Meet the man who learnt to fly
Forget skydiving and bungee jumps. For the ultimate adrenaline rush, Offering Tlaka just needs an eight-metre bounce off a trampoline. Until a sports coach introduced him to trampolining at the age of 12, Tlaka had no intention of pursuing it. “I never thought gymnastics was a sport for a black boy,” he says. The unfamiliarity and intrigue motivated him to attempt the twists and somersaults. Since then, Tlaka has never looked back, focusing instead on moving up. “This is more than just jumping around on a trampoline,” he says. “It has been my ticket to empowerment and freedom.”
Today, Tlaka sees the sport as a part of who he is. “It’s in my blood,” he says. “It’s a labour of love.” But to experience the sheer thrill of soaring through the air isn’t enough. As one of South Africa’s top youth gymnasts, Tlaka is constantly striving to perfect his art. With precision and grace, he competed at the 2014 World Trampoline and Tumbling Championships in the United States of America, and again at the 2017 Championships in Bulgaria. Tlaka is now bringing those skills back home to others like him.
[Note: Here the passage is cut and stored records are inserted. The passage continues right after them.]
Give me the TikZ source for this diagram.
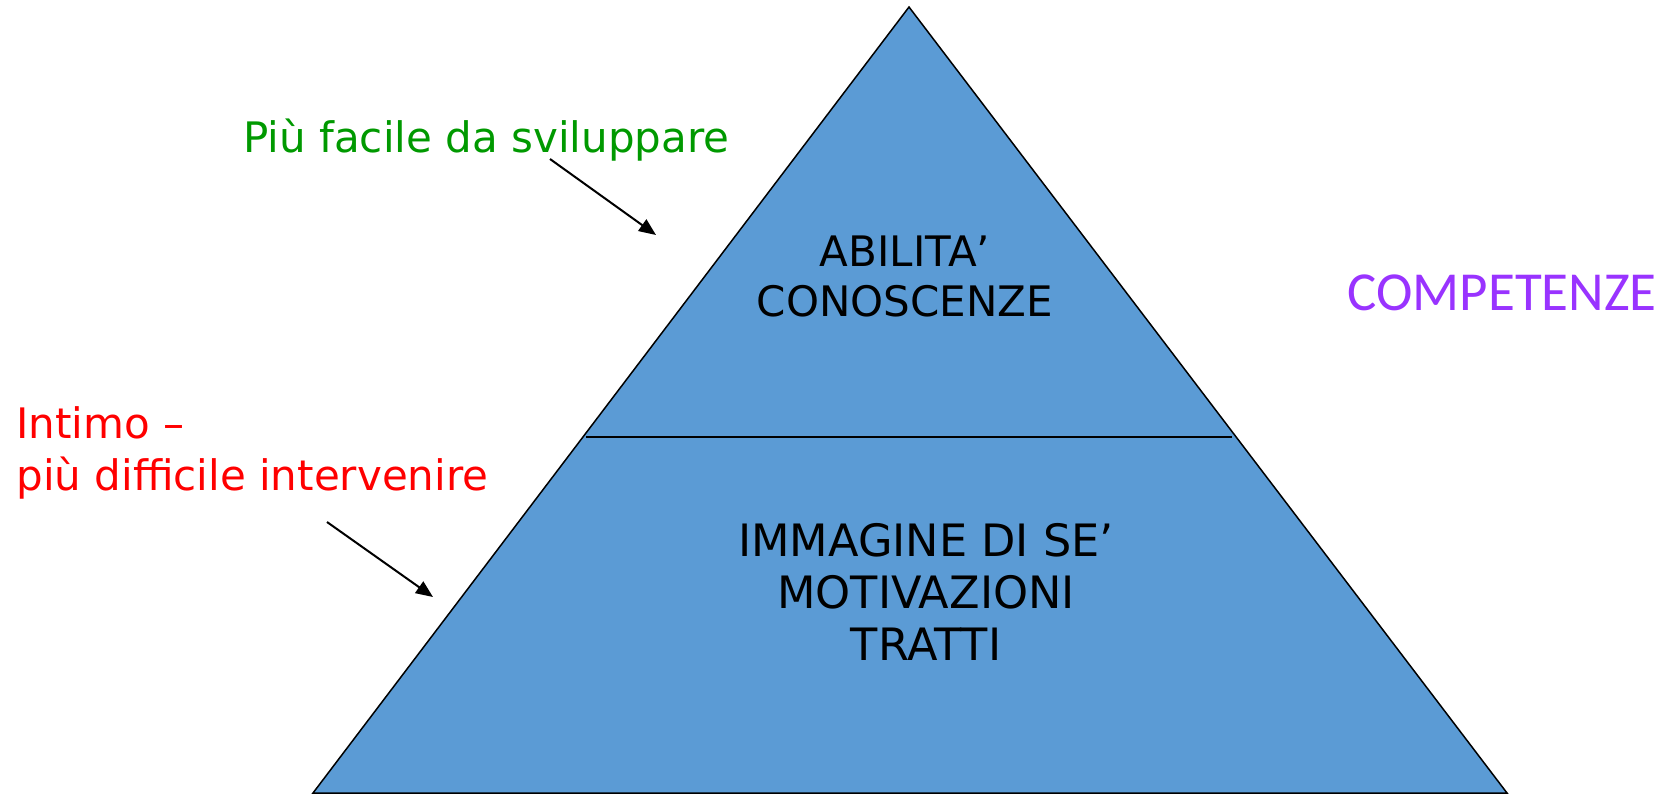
\documentclass[tikz,border=0pt]{standalone}
\usepackage{fontspec}
\setmainfont{DejaVu Sans}
\newfontfamily\competfont{Carlito}
\usetikzlibrary{arrows.meta, positioning}
\definecolor{pyramidblue}{RGB}{91,155,213}
\definecolor{easygreen}{RGB}{0,153,0}
\definecolor{competpurple}{RGB}{153,51,255}

\begin{document}
\begin{tikzpicture}[x=0.5pt, y=-0.5pt,
    level/.style={inner sep=0pt, align=center, font=\fontsize{21}{25}\selectfont},
    note/.style={inner sep=0pt, align=left, font=\fontsize{21}{26}\selectfont},
    pointer/.style={line width=1pt, -{Triangle[length=8.5pt, width=7pt]}},
]
\useasboundingbox (0,0) rectangle (1670,793);

% pyramid
\coordinate (apex) at (909,7);
\coordinate (baseL) at (313,793);
\coordinate (baseR) at (1507,793);
\filldraw[fill=pyramidblue, draw=black, line width=0.75pt]
    (apex) -- (baseL) -- (baseR) -- cycle;
\coordinate (cutL) at (586,437);
\coordinate (cutR) at (1232,437);
\draw[line width=1pt] (cutL) -- (cutR);

\node[level] (top) at (905,276) {ABILITA’\\CONOSCENZE};
\node[level, font=\fontsize{22.3}{26}\selectfont] (bottom) at (926,592) {IMMAGINE DI SE’\\MOTIVAZIONI\\TRATTI};

% side notes
\node[note, text=easygreen, anchor=base west] (easy) at (243,152) {Più facile da sviluppare};
\node[note, text=red, anchor=north west] (hard) at (16,406) {Intimo –\\più difficile intervenire};
\node[inner sep=0pt, text=competpurple, font=\competfont\fontsize{27.5}{30}\selectfont,
    anchor=west] (compet) at (1347,293) {COMPETENZE};

\coordinate (easyStart) at (550,159);
\coordinate (easyTip) at (656,235);
\coordinate (hardStart) at (327,522);
\coordinate (hardTip) at (433,597);
\draw[pointer] (easyStart) -- (easyTip);
\draw[pointer] (hardStart) -- (hardTip);
\end{tikzpicture}
\end{document}
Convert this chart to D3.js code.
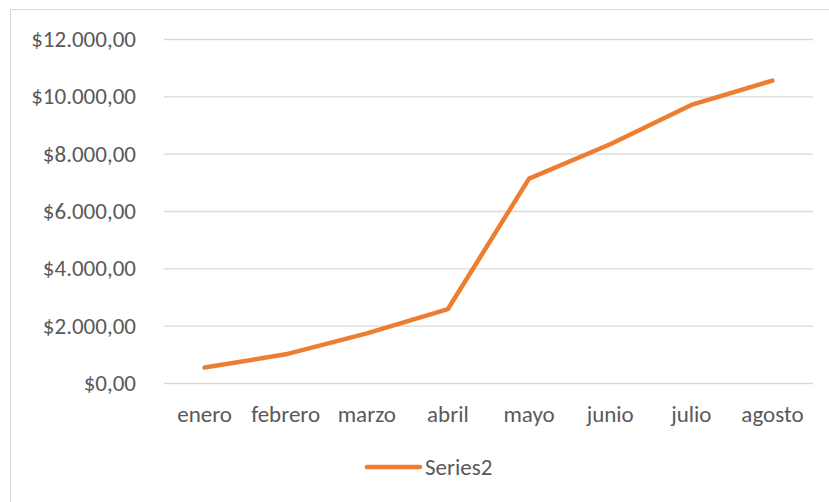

“Very few black kids have a chance to become involved with the sport because they are not exposed to it, and it’s also financially demanding,” Tlaka says. To counter that, he opened up the Klim-Gim Trampoline Club in Pretoria. “I believe in passing on the skills that I’ve learned through my years of experience,” Tlaka says. With the right mentorship, the children he trains are able to realise their potential as gymnasts, as well as learn how to bounce back from personal struggles. Through trampolining, Tlaka offers them a new approach to life. “It’s not about how hard you fall,” he says. “It’s about getting back up every single time.”